His Chopin pieces on the surface kind of sound like a Chopin piece, but when you look at the underlying forms the complexity just isn't there. Musicologists can consistently identify the synthetic pieces.
I'm a little skeptical about the role of snobbery in this. It's impossible to do a properly blinded experiment, because the folks with the necessary knowledge already are able to identify any Chopin (or Bach or Beethoven) piece, and thus know a priori which is the synthetic piece. This seems rather too similar to the story about winetasters (e.g., here, sorry for the cache link: http://74.125.93.132/search?q=cache:SB6S068de0gJ:www.latimes... )
I feel that the lack of the underlying complexity is what makes this almost beyond the ability of a human to create in that removing ourselves from patterns/meaning when creating art is incredibly difficult. And to some people the lack of meaning is the beauty. So I am not disagreeing with you - I was just inspired by your comment to think about what I like about music like this.

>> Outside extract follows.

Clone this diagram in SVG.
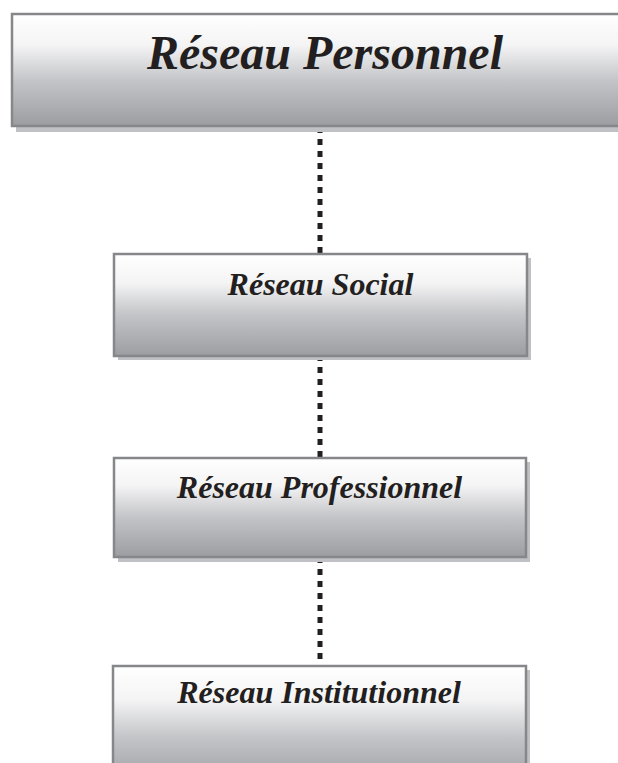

I obviously can't promise this isn't my own bias, but the Joplin-eque piece just doesn't flow the same as any of the actual Joplin rags I'm familiar with. Same with the Bach. There's something compelling in the originals that seems to be missing from the ersatz version.

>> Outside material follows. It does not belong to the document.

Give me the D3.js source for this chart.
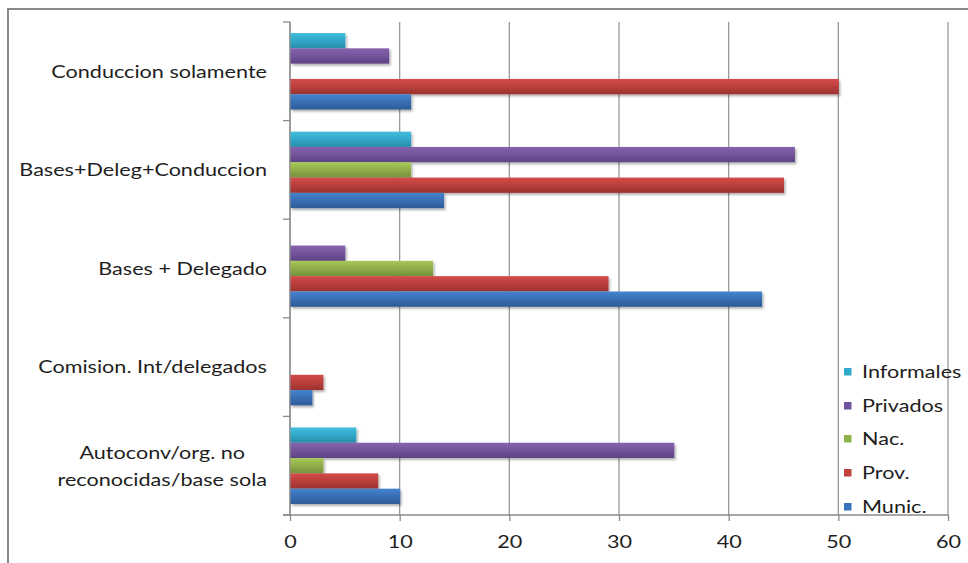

It was kind of clear that these songs were modeled off of specific previously written songs. The Bach sounded a lot like Invention 8, Beethoven's and his Sonata, Joplin and Maple leaf rag.
http://www.npr.org/templates/story/story.php?storyId=1137194...
It's funny that All Things Considered, not ArsTechnica or singularityhub, included a little detail that will amuse some HN readers:
RAZ: What exactly is Emily Howell, and how does she, it work?
Prof. COPE: Well, that could be a very long answer, but simply put, it's a computer program I've written in the computer programming language LISP.